Al decir que “todas las cosas son una”, Heráclito considera que la sustancia de la que se generan y constituyen y a la que regresan es el fuego, pero de manera que la constitución de las cosas y el proceso en el que nacen y mueren están determinados por la oposición entre las cosas, que funciona como ley de todas ellas y representa lo que en ellas hay de idéntico. El fuego es pues la sustancia unitaria de las cosas regulada por la ley unitaria de su oposición.

Heráclito hace plenamente explícita la contraposición entre la filosofía, como conocimiento de la verdad, y la manera común de pensar de los hombres. La ley y el orden del Todo son una sempiterna “palabra” (lógos) que se ofrece a la escucha de todos. La mayoría la oye, pero no sabe escucharla. Las opiniones dejan fuera de la verdad a las cosas. En cambio, el sabio escucha el Logos y por ello dice y hace cosas verdaderas. No es aquel que conoce un gran número de cosas, sino aquel que sigue la ley del cielo tal como se manifiesta en el Logos. En la sabiduría, así entendida, reside la “suprema virtud”. Por primera vez sale a relucir la preocupación por la verdad como ley fundamental que debe guiar la vida del hombre. En relación a ello, Heráclito explica que hay que pensar, que comprender (to fronei).

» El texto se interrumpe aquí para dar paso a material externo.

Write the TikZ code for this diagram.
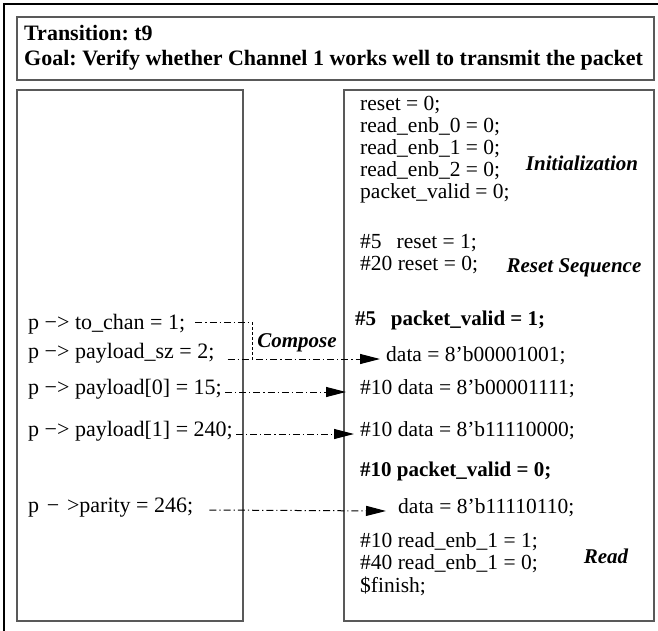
\documentclass[tikz,border=0pt]{standalone}
\usepackage{fontspec}
\setmainfont{Liberation Serif}
\usetikzlibrary{arrows.meta}
\frenchspacing
\begin{document}
\begin{tikzpicture}[x=1pt,y=-1pt,
  frame/.style={draw=black!65,line width=1.1pt},
  code/.style={anchor=west,inner sep=0pt,font=\fontsize{21.5}{22}\selectfont,
    text height=0.7em,text depth=0.25em},
  field/.style={code,font=\fontsize{22}{22}\selectfont},
  bcode/.style={code,font=\fontsize{21}{22}\selectfont\bfseries},
  head/.style={code,font=\fontsize{22}{22}\selectfont\bfseries},
  tag/.style={inner sep=0pt,font=\fontsize{21}{22}\selectfont\bfseries\itshape},
  flow/.style={line width=1pt,dash pattern=on 7pt off 3pt on 1.2pt off 3pt},
  flowarrow/.style={flow,-{Triangle[length=20pt,width=10pt]}},
  link/.style={line width=0.6pt,dash pattern=on 3pt off 2pt}]
\useasboundingbox (0,0) rectangle (658,631);
% page frame, open towards the right and bottom
\draw[line width=1.1pt] (4,640) -- (4,4) -- (670,4);

% heading box
\draw[frame] (17,17) rectangle (654,80);
\node[head] (h1) at (24,38) {Transition: t9};
\node[head] (h2) at (24,63) {Goal: Verify whether Channel 1 works well to transmit the packet};

% the two columns
\draw[frame] (17,90) rectangle (243,621);
\draw[frame] (344,90) rectangle (654,621);

% packet fields
\node[field] (p1) at (28,327) {p −> to\_chan = 1;};
\node[field] (p2) at (28,356) {p −> payload\_sz = 2;};
\node[field] (p3) at (28,392) {p −> payload[0] = 15;};
\node[field] (p4) at (28,434) {p −> payload[1] = 240;};
\node[field] (p5) at (28,510) {p\hspace{0.35em}−\hspace{0.35em}>parity = 246;};

% stimulus code
\node[code] (r1) at (360,108) {reset = 0;};
\node[code] (r2) at (360,130) {read\_enb\_0 = 0;};
\node[code] (r3) at (360,152) {read\_enb\_1 = 0;};
\node[code] (r4) at (360,174) {read\_enb\_2 = 0;};
\node[code] (r5) at (360,196) {packet\_valid = 0;};
\node[code] (s1) at (360,246) {\#5\hspace{0.7em}reset = 1;};
\node[code] (s2) at (360,268) {\#20 reset = 0;};
\node[bcode] (v1) at (355,323) {\#5\hspace{0.7em}packet\_valid = 1;};
\node[code] (d1) at (386,359) {data = 8’b00001001;};
\node[code] (d2) at (360,392) {\#10 data = 8’b00001111;};
\node[code] (d3) at (360,434) {\#10 data = 8’b11110000;};
\node[bcode] (v0) at (360,474) {\#10 packet\_valid = 0;};
\node[code] (d4) at (398,511) {data = 8’b11110110;};
\node[code] (e1) at (360,545) {\#10 read\_enb\_1 = 1;};
\node[code] (e2) at (360,567) {\#40 read\_enb\_1 = 0;};
\node[code] (e3) at (360,590) {\$finish;};

% phase labels
\node[tag] (tInit) at (582,163) {Initialization};
\node[tag] (tReset) at (574,268) {Reset Sequence};
\node[tag] (tComp) at (297,343) {Compose};
\node[tag] (tRead) at (606,556) {Read};

% data flow from the packet fields to the code
\coordinate (jt) at (252,322);
\coordinate (jb) at (252,359);
\draw[flow] ([xshift=10pt]p1.east |- jt) -- (jt);
\draw[link] (jt) -- (jb);
\draw[flowarrow] ([xshift=13pt]p2.east |- jb) -- ([xshift=-6pt]d1.west);
\draw[flowarrow] ([xshift=3pt]p3.east) -- ([xshift=-14pt]d2.west);
\draw[flowarrow] ([xshift=3pt]p4.east) -- ([xshift=-6pt]d3.west);
\draw[flowarrow] ([xshift=16pt]p5.east) -- ([xshift=-12pt]d4.west);
\end{tikzpicture}
\end{document}
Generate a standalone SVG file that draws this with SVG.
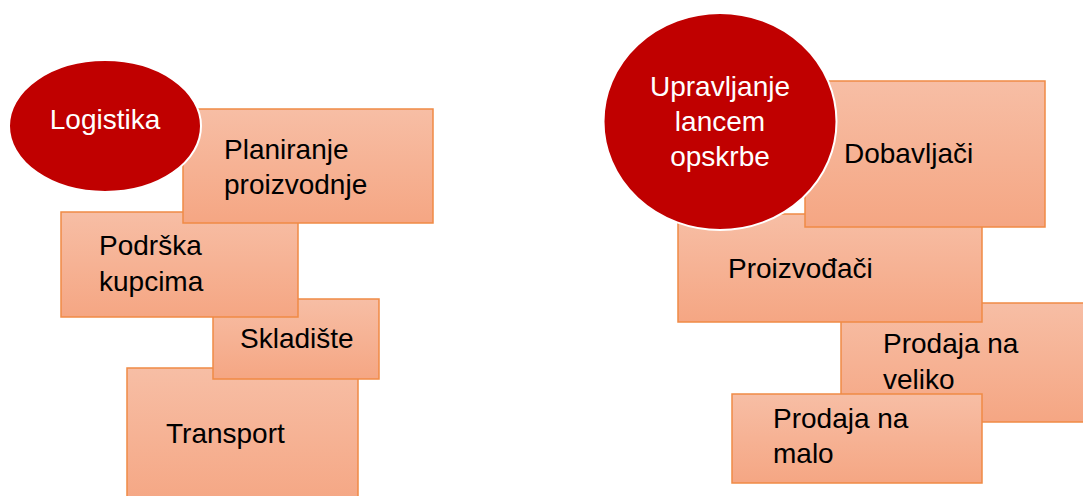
<svg xmlns="http://www.w3.org/2000/svg" width="1083" height="496" viewBox="0 0 1083 496">
<defs>
<linearGradient id="g" x1="0" y1="0" x2="0" y2="1">
<stop offset="0" stop-color="#F7BEA5"/>
<stop offset="1" stop-color="#F5A683"/>
</linearGradient>
<style>
.box{fill:url(#g);stroke:#F08A45;stroke-width:1.5}
.hub{fill:#C00000;stroke:#FFFFFF;stroke-width:2}
.t{font-family:"Liberation Sans",Arial,sans-serif;font-size:28px;fill:#000}
.w{font-family:"Liberation Sans",Arial,sans-serif;font-size:28px;fill:#FFFFFF;text-anchor:middle}
</style>
</defs>
<rect width="1083" height="496" fill="#FFFFFF"/>
<g id="connectors"></g>
<g id="n-transport"><rect class="box" x="127" y="368" width="231" height="140"/><text class="t" x="166" y="443">Transport</text></g>
<g id="n-skladiste"><rect class="box" x="213" y="299" width="166" height="80"/><text class="t" x="240" y="348">Skladište</text></g>
<g id="n-podrska"><rect class="box" x="61" y="212" width="237" height="105"/><text class="t" x="99" y="255">Podrška</text><text class="t" x="99" y="291">kupcima</text></g>
<g id="n-planiranje"><rect class="box" x="183" y="109" width="250" height="114"/><text class="t" x="224" y="159">Planiranje</text><text class="t" x="224" y="194">proizvodnje</text></g>
<g id="n-logistika"><ellipse class="hub" cx="105" cy="126" rx="96" ry="66"/><text class="w" x="105" y="129">Logistika</text></g>
<g id="n-veliko"><rect class="box" x="841" y="303" width="250" height="119"/><text class="t" x="883" y="353">Prodaja na</text><text class="t" x="883" y="389">veliko</text></g>
<g id="n-malo"><rect class="box" x="732" y="394" width="250" height="89"/><text class="t" x="773" y="428">Prodaja na</text><text class="t" x="773" y="463">malo</text></g>
<g id="n-proizvodjaci"><rect class="box" x="678" y="214" width="304" height="108"/><text class="t" x="728" y="278">Proizvođači</text></g>
<g id="n-dobavljaci"><rect class="box" x="805" y="81" width="240" height="146"/><text class="t" x="844" y="163">Dobavljači</text></g>
<g id="n-upravljanje"><ellipse class="hub" cx="720" cy="121.5" rx="116.5" ry="108.5"/><text class="w" x="720" y="96">Upravljanje</text><text class="w" x="720" y="131">lancem</text><text class="w" x="720" y="166">opskrbe</text></g>
</svg>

Heráclito es por su manera de considerar el mundo un aristócrata, pero por su procedimiento mental es un psicólogo. No considera la naturaleza en sí misma, como objeto, según el fenómeno, el origen y el fin, sino los procesos naturales y sus leyes. Su sistema puede ser denominado una psicología de los acontecimientos del mundo. Heráclito es el primer filósofo social, el primer estudioso de la teoría del conocimiento, el primer psicólogo. La filosofía no era considerada como una ciencia sino como un camino para alcanzar una imagen del mundo. La filosofía es arte formativa, arquitectónica del pensamiento.

Heráclito habla, por fin, de la figura del sabio. De este sophón dice que es uno y que es siempre. Además, es separado de todas las cosas. Advierte que debemos seguir lo común, y esto común es el noûs: “Los que velan tienen un mundo en común, pero los que duermen se vuelven cada uno a su mundo particular”. Damos, así, con una nueva y fundamental escisión: el hombre vigilante, que sigue lo común, el noûs, es el que alcanza la sabiduría, que es una y siempre; por otro lado aparece el mundo del sueño, que es el mundo particular de cada uno, donde la opinión campa a sus anchas y en el que todo es (parece) cambio y devenir.

Y es que, como asegura el filósofo de Éfeso en uno de sus más memorables fragmentos, “La naturaleza gusta de ocultarse”. Heráclito, en este sentido, vuelve a situar al ser humano antela inexcusable antinomia de su ser perecedero (opiniones de los mortales) y su ser eterno e inmortal.